------ MATERIAL FOR THIS EXERCISE

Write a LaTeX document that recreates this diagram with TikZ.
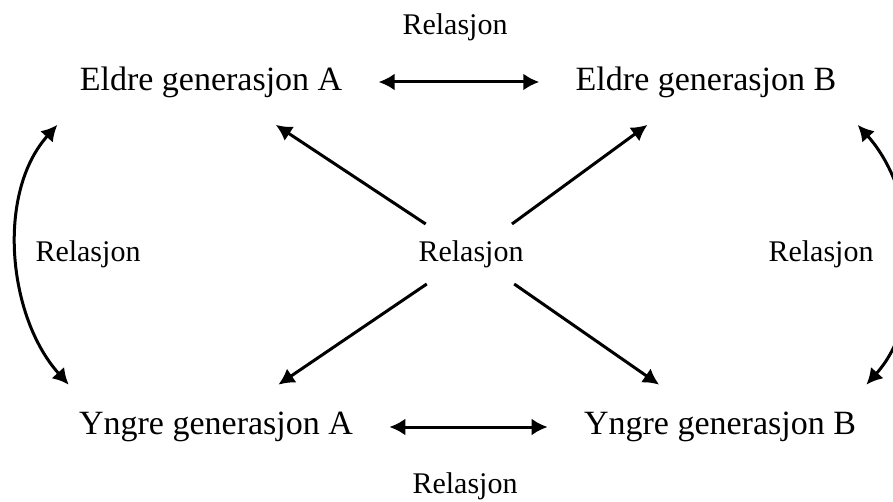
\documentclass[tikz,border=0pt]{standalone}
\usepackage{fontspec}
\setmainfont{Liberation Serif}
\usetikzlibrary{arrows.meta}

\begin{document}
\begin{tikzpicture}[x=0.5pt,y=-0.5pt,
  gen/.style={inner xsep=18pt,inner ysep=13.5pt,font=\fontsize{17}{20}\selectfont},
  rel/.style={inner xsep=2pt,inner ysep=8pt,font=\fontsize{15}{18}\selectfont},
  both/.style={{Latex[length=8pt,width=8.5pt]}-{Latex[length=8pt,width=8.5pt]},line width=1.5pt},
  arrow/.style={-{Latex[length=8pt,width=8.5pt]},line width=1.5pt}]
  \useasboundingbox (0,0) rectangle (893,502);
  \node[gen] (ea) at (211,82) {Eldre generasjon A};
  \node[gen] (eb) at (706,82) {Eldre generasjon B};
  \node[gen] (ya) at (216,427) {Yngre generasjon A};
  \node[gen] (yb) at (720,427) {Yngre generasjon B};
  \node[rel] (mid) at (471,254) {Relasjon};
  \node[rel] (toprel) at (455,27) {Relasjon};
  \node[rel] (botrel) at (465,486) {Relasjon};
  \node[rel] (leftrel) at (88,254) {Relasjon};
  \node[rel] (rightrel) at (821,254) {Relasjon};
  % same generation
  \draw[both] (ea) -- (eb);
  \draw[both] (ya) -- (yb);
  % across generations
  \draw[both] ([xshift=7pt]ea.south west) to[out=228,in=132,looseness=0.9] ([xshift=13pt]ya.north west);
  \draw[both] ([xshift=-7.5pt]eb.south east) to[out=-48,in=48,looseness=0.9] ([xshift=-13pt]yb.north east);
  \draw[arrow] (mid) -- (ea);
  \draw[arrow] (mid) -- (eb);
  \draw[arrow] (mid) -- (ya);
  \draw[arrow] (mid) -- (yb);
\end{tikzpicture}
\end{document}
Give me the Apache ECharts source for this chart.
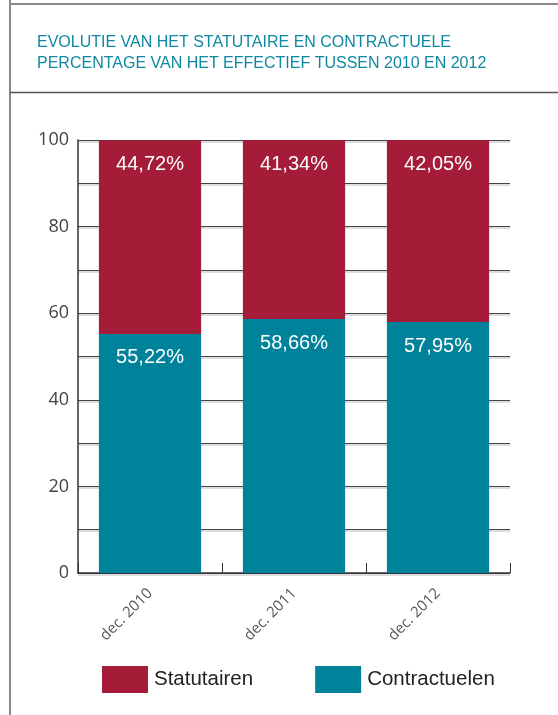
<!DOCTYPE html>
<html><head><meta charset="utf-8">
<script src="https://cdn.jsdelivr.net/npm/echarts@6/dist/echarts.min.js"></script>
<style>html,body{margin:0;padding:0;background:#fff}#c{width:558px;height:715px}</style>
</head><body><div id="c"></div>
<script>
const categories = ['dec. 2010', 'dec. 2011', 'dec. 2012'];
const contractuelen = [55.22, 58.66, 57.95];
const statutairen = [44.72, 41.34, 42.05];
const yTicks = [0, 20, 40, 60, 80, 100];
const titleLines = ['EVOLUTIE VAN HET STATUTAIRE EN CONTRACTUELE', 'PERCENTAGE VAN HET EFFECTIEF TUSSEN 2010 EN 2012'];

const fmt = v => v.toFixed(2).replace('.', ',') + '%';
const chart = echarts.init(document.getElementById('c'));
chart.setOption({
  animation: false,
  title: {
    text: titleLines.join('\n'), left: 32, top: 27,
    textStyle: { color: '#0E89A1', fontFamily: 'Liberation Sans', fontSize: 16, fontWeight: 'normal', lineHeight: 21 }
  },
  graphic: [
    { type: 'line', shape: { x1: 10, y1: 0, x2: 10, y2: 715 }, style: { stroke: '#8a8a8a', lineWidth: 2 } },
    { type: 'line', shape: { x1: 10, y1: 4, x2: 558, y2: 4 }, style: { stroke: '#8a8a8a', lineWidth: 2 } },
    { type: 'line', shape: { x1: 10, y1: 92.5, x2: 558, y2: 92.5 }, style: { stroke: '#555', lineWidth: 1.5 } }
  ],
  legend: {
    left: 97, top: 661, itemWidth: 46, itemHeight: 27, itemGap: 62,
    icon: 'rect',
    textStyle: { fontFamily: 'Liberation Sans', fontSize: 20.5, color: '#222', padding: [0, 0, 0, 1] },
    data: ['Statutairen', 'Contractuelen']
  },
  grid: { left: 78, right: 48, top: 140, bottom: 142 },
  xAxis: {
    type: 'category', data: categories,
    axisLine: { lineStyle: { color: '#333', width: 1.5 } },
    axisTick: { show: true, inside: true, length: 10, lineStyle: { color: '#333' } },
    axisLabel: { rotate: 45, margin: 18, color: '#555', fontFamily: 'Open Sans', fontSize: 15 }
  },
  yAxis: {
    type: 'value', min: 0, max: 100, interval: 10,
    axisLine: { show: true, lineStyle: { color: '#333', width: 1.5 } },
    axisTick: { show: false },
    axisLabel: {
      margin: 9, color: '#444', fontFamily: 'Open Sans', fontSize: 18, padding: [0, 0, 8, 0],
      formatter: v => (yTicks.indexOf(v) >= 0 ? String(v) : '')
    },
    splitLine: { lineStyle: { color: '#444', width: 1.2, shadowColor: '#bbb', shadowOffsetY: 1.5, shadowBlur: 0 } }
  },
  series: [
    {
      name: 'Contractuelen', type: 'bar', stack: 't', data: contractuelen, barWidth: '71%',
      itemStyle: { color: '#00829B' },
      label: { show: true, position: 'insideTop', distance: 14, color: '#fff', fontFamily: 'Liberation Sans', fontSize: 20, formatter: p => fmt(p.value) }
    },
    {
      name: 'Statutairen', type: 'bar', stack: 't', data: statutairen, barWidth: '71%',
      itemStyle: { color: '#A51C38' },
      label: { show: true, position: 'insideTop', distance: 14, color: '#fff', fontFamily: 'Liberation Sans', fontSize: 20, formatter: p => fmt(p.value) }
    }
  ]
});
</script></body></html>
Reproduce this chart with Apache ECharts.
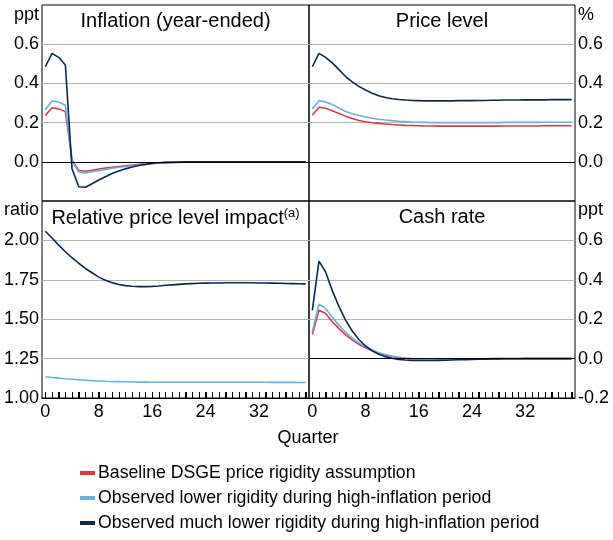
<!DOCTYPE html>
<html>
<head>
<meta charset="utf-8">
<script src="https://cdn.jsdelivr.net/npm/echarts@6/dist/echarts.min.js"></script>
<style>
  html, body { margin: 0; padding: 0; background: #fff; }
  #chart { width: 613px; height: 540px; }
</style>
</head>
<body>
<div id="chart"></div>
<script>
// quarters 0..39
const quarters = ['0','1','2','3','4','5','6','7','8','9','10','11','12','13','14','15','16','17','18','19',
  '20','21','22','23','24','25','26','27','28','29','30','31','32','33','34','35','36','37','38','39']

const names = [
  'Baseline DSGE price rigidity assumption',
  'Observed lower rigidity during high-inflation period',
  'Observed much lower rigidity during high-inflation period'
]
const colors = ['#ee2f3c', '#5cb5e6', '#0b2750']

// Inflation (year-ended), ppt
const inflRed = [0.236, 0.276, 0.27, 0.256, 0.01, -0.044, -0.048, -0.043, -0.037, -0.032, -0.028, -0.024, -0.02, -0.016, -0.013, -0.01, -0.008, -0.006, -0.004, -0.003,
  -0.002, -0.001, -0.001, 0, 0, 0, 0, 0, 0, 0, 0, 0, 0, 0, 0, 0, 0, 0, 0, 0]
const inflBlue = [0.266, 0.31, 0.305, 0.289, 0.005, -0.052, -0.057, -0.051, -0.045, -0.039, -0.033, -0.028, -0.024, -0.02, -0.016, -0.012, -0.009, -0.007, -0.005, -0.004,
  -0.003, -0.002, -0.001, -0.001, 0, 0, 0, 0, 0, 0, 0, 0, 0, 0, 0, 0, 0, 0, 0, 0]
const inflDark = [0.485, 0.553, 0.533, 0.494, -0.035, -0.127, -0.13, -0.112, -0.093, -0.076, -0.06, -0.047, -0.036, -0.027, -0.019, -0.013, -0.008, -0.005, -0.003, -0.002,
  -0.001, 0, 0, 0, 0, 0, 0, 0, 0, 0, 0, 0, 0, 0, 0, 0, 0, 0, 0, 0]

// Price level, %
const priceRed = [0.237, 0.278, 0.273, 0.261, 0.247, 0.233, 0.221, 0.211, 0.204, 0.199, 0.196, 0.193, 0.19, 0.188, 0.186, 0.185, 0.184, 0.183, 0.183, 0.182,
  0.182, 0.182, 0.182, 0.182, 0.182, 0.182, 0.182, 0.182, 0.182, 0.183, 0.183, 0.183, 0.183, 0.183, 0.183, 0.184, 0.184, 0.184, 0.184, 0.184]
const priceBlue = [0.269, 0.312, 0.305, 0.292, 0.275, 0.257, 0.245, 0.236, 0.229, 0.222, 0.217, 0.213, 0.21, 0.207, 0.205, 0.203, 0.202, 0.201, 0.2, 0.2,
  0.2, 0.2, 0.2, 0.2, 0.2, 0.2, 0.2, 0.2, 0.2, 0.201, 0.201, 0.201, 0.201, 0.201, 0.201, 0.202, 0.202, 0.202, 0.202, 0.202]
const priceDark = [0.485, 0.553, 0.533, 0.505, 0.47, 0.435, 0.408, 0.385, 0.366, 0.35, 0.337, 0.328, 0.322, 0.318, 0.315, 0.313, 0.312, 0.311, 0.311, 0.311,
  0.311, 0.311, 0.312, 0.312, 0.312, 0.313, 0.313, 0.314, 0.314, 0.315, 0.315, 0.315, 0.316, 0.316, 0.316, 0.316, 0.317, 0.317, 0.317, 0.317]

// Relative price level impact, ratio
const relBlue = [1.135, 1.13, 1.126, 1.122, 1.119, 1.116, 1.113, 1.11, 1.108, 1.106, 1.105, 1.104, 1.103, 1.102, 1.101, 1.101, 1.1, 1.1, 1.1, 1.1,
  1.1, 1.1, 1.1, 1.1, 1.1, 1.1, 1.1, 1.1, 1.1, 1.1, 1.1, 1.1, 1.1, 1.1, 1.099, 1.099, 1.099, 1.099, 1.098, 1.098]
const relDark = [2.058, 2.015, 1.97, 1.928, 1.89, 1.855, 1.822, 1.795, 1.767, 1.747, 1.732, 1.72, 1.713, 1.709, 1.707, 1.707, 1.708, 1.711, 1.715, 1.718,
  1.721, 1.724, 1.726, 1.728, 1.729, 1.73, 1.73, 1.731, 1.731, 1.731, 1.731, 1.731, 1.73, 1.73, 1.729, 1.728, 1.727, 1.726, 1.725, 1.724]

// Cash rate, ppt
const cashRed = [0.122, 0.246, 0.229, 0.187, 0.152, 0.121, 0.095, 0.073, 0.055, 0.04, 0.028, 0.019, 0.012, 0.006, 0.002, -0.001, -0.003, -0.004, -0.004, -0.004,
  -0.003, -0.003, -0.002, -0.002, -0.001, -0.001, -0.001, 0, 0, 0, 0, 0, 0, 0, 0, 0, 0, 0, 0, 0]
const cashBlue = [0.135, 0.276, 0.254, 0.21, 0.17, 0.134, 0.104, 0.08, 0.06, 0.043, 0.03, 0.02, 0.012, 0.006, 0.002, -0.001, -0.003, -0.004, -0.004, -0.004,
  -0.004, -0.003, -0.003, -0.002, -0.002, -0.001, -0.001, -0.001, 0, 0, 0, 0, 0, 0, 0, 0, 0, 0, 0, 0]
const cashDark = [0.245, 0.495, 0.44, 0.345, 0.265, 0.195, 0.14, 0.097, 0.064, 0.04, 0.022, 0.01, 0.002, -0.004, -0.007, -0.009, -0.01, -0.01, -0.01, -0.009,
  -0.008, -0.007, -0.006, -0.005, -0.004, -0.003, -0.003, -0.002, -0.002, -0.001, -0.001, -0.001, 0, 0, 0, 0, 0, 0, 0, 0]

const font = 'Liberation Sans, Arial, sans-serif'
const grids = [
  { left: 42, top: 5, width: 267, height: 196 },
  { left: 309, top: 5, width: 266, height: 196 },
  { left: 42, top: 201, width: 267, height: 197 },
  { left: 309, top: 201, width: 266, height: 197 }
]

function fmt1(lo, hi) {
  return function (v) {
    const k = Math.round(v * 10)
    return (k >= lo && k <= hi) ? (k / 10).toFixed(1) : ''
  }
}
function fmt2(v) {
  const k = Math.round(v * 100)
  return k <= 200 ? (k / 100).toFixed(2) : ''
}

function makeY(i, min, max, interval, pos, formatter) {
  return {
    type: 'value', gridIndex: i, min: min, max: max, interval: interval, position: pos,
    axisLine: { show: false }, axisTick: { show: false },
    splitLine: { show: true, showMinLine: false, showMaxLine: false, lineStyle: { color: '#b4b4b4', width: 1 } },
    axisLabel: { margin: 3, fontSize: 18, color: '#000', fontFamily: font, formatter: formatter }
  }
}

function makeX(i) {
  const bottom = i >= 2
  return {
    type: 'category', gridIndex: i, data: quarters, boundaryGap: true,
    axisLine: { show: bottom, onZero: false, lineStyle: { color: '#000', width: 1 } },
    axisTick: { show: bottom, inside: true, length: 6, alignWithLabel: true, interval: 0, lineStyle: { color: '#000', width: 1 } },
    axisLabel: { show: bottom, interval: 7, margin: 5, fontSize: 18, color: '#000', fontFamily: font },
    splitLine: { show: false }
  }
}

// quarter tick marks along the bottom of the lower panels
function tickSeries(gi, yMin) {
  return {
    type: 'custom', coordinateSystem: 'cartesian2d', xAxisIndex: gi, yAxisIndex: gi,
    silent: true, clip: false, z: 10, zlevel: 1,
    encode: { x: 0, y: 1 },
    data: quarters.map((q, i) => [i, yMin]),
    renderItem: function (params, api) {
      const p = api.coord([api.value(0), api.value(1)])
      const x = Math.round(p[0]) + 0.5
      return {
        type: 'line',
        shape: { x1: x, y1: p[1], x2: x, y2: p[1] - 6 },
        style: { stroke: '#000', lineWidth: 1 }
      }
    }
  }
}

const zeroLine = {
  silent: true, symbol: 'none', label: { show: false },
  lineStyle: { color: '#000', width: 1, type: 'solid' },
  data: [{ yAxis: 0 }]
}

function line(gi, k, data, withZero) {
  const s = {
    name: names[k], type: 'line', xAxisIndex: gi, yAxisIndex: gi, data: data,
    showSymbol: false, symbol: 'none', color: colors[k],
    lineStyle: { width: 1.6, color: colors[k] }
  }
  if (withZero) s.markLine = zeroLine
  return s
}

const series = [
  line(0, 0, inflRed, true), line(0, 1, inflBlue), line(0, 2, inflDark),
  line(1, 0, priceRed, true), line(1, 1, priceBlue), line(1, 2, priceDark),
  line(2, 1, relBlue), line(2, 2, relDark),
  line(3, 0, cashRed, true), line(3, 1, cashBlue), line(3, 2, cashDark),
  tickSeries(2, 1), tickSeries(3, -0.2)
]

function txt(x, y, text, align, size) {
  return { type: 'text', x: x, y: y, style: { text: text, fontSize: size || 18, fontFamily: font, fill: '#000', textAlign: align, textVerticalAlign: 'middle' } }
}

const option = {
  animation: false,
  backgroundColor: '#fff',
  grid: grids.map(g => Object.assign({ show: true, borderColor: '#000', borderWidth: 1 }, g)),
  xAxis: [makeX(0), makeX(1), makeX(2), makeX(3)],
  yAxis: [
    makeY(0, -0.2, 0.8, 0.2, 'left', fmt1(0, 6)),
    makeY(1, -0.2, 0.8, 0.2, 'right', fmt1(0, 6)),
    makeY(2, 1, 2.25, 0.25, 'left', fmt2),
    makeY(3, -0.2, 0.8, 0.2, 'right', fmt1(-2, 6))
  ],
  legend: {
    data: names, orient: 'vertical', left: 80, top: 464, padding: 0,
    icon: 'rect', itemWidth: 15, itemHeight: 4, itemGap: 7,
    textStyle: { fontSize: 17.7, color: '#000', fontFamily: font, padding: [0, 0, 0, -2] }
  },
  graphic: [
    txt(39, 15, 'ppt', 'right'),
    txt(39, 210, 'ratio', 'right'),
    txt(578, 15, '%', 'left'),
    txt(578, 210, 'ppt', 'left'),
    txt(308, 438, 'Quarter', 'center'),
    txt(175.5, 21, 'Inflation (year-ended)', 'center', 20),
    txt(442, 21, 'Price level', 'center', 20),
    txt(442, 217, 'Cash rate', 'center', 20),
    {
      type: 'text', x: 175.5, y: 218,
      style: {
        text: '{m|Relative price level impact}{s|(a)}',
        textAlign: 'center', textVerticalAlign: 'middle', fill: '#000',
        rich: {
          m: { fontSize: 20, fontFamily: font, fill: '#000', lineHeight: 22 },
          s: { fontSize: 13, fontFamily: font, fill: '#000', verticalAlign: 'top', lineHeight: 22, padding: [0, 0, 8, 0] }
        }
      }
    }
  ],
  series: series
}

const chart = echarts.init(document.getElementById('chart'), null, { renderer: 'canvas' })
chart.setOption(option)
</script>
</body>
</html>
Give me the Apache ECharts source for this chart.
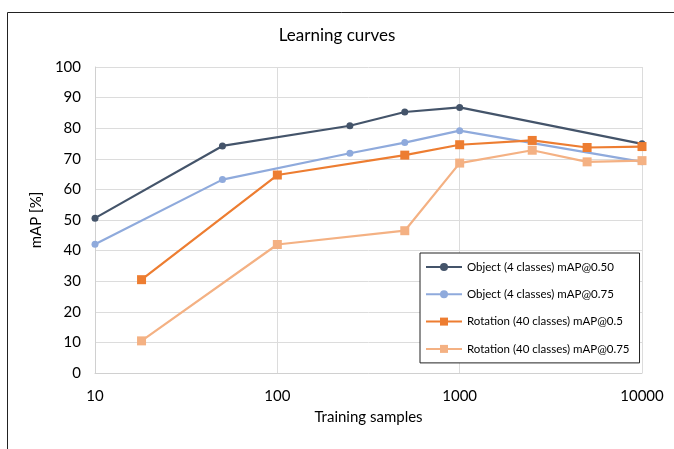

------------

* **PROBLEM DETAILS**: Start at the line with "Reproduce this chart with Apache ECharts.", stop at the line with "const colors = ['#ee2f3c', '#5cb5e6', '#0b2750']", both lines included, and repeat that span exactly without its pictures.

* **EXERCISE ANSWER**:
Reproduce this chart with Apache ECharts.
<!DOCTYPE html>
<html>
<head>
<meta charset="utf-8">
<script src="https://cdn.jsdelivr.net/npm/echarts@6/dist/echarts.min.js"></script>
<style>
  html, body { margin: 0; padding: 0; background: #fff; }
  #chart { width: 613px; height: 540px; }
</style>
</head>
<body>
<div id="chart"></div>
<script>
// quarters 0..39
const quarters = ['0','1','2','3','4','5','6','7','8','9','10','11','12','13','14','15','16','17','18','19',
  '20','21','22','23','24','25','26','27','28','29','30','31','32','33','34','35','36','37','38','39']

const names = [
  'Baseline DSGE price rigidity assumption',
  'Observed lower rigidity during high-inflation period',
  'Observed much lower rigidity during high-inflation period'
]
const colors = ['#ee2f3c', '#5cb5e6', '#0b2750']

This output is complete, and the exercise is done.